> **WHAT NEEDS TO BE DONE**
Quote only the part that opens with the line containing "Output the component" and closes with the line containing "const ORANGE = '#ffae00';". Keep both of those lines.

> **DATA EXTRACT**
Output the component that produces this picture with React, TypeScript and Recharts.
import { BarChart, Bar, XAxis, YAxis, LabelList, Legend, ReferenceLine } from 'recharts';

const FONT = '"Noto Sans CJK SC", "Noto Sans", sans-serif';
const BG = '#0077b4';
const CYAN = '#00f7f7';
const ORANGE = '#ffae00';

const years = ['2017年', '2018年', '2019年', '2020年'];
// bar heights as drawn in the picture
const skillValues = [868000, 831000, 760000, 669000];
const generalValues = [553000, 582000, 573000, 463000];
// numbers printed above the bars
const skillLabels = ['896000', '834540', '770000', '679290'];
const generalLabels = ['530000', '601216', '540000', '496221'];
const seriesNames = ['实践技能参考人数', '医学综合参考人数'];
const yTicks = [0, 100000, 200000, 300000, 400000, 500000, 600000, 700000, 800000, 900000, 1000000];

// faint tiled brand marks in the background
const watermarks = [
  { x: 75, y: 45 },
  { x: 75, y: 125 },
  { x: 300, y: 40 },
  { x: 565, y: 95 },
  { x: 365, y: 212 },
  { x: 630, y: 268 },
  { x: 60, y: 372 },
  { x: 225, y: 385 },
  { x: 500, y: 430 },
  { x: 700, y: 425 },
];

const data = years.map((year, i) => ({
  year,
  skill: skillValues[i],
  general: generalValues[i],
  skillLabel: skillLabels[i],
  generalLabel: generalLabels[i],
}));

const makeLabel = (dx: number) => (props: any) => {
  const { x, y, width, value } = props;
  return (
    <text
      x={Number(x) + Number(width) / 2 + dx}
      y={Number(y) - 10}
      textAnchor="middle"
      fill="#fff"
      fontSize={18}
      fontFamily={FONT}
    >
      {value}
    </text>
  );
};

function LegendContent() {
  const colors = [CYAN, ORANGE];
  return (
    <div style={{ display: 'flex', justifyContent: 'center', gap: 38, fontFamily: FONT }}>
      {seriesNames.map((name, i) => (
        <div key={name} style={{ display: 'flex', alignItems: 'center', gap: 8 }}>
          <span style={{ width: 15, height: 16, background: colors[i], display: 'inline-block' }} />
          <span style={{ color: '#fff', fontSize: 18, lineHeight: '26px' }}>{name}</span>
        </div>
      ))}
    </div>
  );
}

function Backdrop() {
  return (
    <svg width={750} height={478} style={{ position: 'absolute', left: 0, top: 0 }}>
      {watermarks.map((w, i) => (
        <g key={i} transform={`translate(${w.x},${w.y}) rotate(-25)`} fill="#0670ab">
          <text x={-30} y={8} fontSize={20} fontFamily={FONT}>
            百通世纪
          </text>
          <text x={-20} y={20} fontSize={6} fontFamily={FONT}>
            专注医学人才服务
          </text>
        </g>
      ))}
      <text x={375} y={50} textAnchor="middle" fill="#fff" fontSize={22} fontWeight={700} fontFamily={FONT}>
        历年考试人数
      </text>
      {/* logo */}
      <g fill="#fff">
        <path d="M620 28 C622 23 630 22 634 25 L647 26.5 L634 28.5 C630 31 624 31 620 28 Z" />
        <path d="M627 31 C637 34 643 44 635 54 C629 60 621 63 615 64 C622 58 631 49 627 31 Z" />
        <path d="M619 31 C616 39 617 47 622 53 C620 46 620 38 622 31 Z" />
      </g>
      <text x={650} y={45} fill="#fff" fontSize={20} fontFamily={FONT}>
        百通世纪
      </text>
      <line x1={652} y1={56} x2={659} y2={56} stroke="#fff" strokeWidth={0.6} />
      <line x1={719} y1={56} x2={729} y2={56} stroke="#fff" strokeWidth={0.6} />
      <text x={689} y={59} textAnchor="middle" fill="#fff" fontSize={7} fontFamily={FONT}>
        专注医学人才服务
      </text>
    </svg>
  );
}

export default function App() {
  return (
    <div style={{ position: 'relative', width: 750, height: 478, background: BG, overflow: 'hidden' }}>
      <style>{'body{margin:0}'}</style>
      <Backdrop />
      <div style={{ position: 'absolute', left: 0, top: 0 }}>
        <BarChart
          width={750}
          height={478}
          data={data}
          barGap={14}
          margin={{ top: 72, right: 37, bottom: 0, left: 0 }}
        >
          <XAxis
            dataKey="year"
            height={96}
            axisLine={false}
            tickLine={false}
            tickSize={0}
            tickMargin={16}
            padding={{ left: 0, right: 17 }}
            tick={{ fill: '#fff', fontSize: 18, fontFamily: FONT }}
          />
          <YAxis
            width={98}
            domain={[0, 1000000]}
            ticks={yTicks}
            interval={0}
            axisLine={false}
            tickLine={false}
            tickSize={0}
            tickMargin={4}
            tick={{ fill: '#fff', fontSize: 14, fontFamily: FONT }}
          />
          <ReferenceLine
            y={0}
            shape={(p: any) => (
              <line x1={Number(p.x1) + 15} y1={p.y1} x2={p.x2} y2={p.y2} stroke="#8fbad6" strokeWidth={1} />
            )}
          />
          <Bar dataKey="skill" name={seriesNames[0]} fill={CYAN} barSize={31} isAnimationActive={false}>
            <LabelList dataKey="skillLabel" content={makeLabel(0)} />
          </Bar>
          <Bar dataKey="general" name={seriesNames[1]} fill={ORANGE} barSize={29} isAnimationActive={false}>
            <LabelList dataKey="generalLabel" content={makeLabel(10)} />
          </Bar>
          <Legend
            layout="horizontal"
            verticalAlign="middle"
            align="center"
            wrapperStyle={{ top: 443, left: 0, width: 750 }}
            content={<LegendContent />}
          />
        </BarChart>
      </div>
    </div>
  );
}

...

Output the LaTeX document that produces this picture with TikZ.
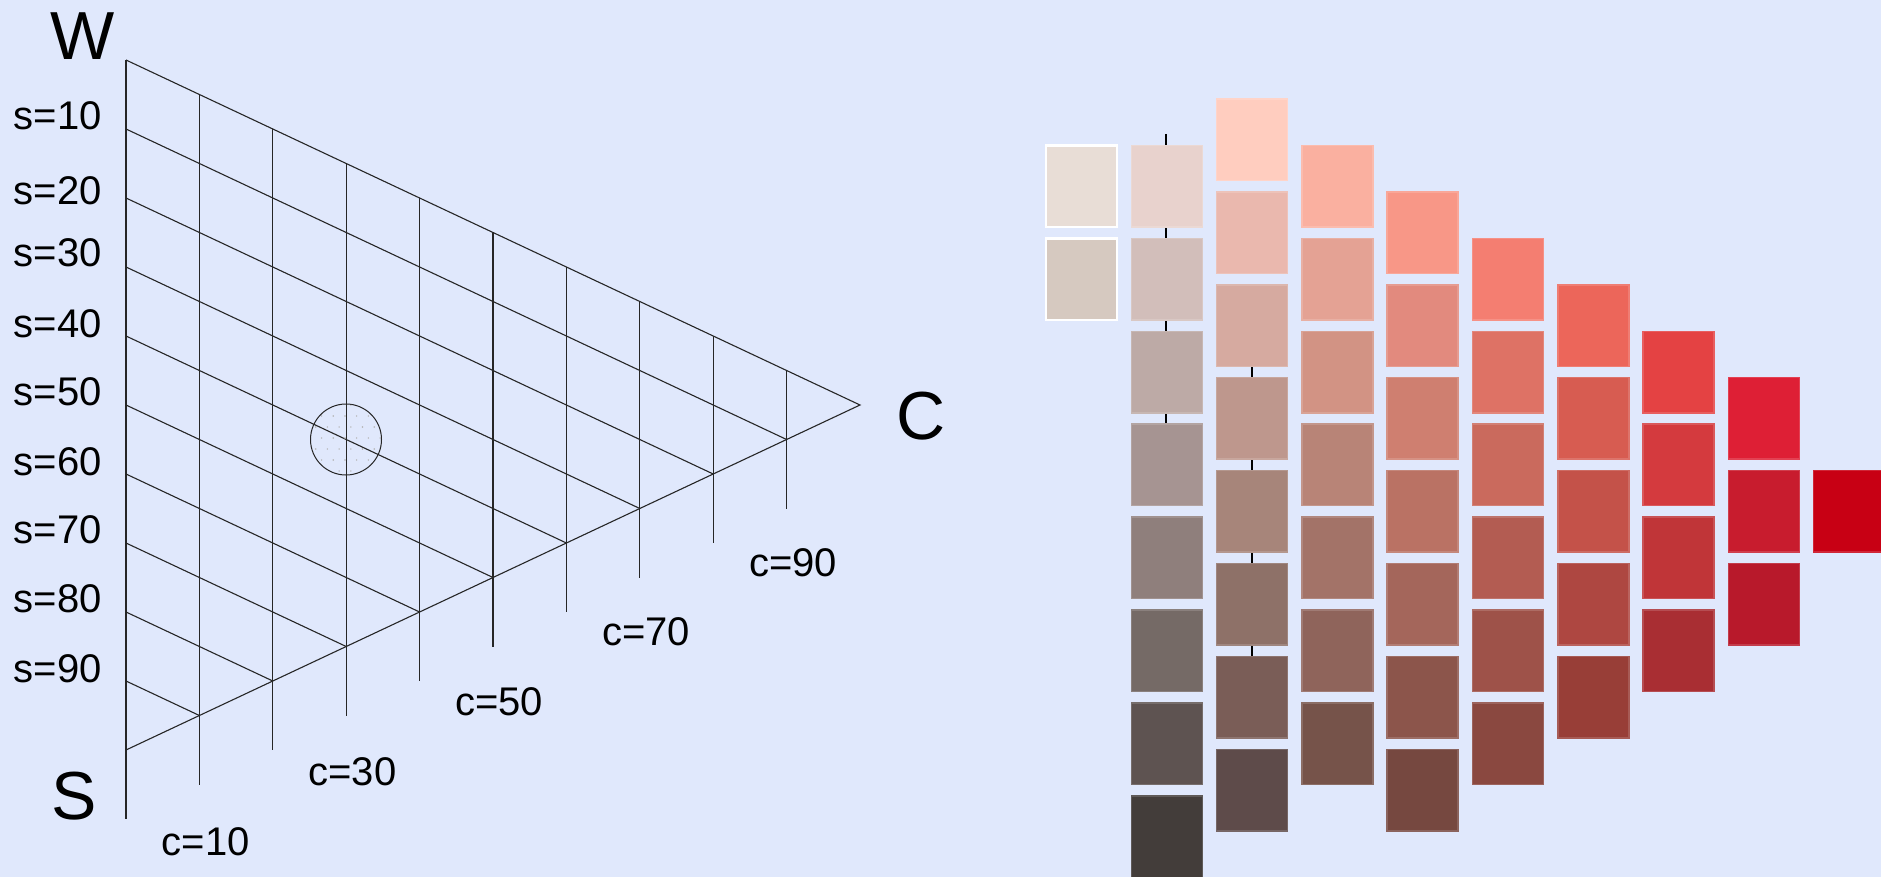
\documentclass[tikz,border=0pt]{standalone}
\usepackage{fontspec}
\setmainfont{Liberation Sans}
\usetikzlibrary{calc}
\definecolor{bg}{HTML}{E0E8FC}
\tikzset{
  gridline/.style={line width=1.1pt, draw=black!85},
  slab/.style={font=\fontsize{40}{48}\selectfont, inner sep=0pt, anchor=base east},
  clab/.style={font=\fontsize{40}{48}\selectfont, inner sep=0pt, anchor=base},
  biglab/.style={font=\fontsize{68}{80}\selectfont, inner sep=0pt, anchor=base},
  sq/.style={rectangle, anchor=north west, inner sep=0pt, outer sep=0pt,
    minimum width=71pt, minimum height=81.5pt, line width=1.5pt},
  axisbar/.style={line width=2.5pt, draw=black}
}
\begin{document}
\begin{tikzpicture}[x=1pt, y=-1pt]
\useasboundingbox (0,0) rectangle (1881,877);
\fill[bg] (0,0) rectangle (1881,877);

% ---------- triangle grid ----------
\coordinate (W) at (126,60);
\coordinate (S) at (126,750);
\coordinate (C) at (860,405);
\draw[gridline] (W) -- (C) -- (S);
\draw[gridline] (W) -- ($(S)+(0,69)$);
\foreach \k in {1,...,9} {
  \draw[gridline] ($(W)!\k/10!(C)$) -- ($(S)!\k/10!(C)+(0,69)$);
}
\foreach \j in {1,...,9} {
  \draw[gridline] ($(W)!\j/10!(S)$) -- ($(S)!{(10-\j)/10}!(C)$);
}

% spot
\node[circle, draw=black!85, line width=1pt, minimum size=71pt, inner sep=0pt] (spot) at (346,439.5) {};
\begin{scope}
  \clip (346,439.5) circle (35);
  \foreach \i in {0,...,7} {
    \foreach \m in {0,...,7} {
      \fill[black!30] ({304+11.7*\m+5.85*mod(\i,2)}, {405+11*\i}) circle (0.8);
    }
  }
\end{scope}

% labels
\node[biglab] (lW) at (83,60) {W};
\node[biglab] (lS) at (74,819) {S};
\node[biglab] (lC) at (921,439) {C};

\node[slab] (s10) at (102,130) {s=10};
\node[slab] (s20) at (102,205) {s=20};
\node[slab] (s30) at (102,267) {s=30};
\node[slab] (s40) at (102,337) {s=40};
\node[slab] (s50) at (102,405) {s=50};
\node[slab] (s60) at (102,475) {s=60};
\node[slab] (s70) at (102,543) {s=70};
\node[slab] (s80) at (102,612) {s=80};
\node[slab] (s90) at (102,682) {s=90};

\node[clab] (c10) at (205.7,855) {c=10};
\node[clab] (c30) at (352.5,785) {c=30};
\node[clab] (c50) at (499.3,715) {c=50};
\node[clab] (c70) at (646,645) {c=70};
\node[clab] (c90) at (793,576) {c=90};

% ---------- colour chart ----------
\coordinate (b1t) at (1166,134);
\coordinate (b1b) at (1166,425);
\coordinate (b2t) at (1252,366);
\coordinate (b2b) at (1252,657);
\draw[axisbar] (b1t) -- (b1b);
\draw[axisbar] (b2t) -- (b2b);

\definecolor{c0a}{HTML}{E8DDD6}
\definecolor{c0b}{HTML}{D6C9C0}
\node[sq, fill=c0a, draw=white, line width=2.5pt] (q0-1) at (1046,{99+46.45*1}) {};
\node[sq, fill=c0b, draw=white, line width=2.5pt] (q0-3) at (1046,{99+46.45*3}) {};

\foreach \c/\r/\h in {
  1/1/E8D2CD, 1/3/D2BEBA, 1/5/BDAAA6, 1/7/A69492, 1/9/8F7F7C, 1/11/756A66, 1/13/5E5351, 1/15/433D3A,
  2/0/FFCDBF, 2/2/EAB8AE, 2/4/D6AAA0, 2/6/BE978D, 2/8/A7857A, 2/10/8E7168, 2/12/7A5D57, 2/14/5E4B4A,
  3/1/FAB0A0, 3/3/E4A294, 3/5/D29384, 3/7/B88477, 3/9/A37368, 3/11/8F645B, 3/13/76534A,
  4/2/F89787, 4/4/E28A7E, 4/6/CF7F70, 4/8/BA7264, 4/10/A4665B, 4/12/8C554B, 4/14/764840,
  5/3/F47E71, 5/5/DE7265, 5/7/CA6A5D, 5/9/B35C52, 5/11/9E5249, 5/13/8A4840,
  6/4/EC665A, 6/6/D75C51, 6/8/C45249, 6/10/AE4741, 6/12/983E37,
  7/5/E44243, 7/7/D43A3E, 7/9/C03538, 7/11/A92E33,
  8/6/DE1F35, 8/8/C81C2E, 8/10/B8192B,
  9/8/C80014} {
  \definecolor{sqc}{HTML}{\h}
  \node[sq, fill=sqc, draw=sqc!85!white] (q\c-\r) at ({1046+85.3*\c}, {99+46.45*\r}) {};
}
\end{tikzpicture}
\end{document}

==

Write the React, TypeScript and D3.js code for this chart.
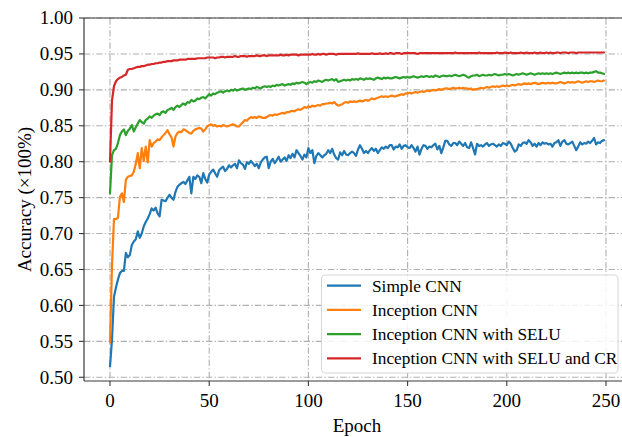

> **SOLUTION BELOW**
Output the component that produces this picture with React, TypeScript and Recharts.
import { BarChart, Bar, XAxis, YAxis, LabelList, Legend, ReferenceLine } from 'recharts';

const FONT = '"Noto Sans CJK SC", "Noto Sans", sans-serif';
const BG = '#0077b4';
const CYAN = '#00f7f7';
const ORANGE = '#ffae00';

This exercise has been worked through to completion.